Let the cake sit out for 20 minutes before serving. The icing will soften just enough to be creamy but stay firm enough to hold its shape.

Flavor Variations That Actually Work

Once you've mastered the base, you can get weird with it.

  • Brown Butter: Chill melted brown butter until it’s the consistency of room-temp butter. Use it in the base. The nuttiness kills the "tang" of the cheese in a way that feels very sophisticated.
  • Freeze-Dried Fruit: Pulverize freeze-dried raspberries or strawberries into a powder. Sift this in with your icing sugar. It adds intense flavor and natural color without adding any moisture. It actually acts as a stabilizer because the fruit powder absorbs excess water.
  • Maple: Use maple extract, not syrup. Syrup is just more sugar and water—the enemy of stability.

Actionable Steps for Your Next Batch

To ensure your next batch of cream cheese icing with icing sugar is flawless, change your workflow. Start by sifting your icing sugar. It seems like a chore, but lumps are the primary reason people over-mix their frosting. If the sugar is a fine mist, it integrates in seconds.

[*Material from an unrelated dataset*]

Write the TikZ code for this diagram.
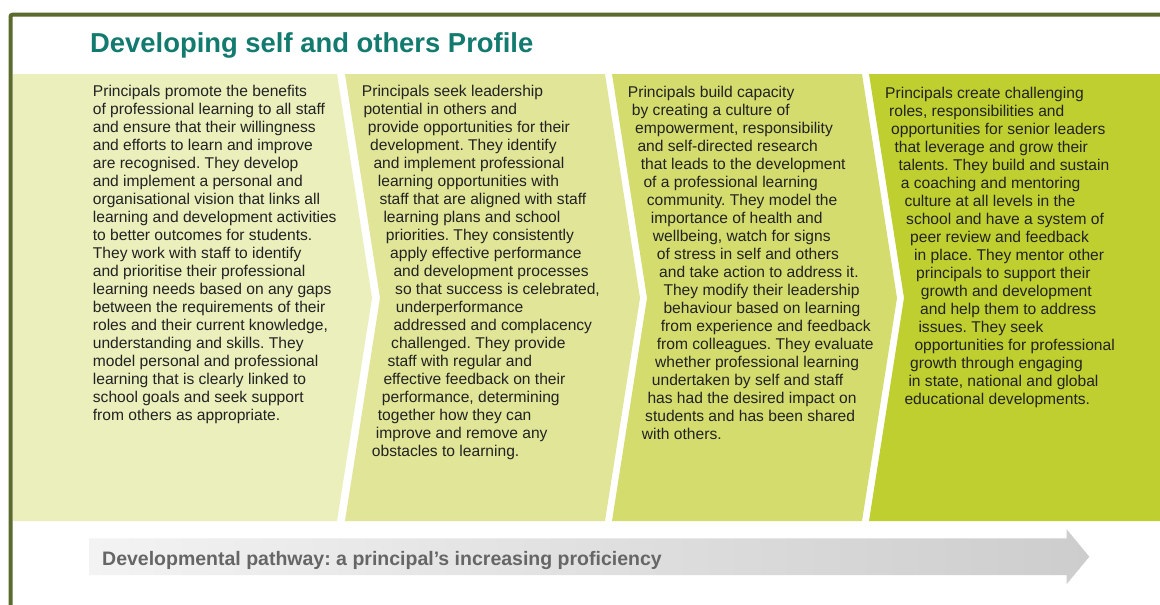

Next, check your butter. It should be soft enough to leave an indent when pressed, but it shouldn't be oily. If it's oily, it’s too hot. Put it back in the fridge for ten minutes.

Finally, use a paddle attachment, not a whisk. You want to mix the ingredients, not whip air into them. Air bubbles create holes in your piping and can make the icing feel less dense and more prone to collapsing.

When you finish, the icing should look matte, not shiny. A matte finish means the fats are still intact. If it’s shiny, you’re on the verge of it breaking. Stop immediately, chill it, and use it as is. Your cake will still taste amazing, and honestly, most people are just there for the cheese anyway.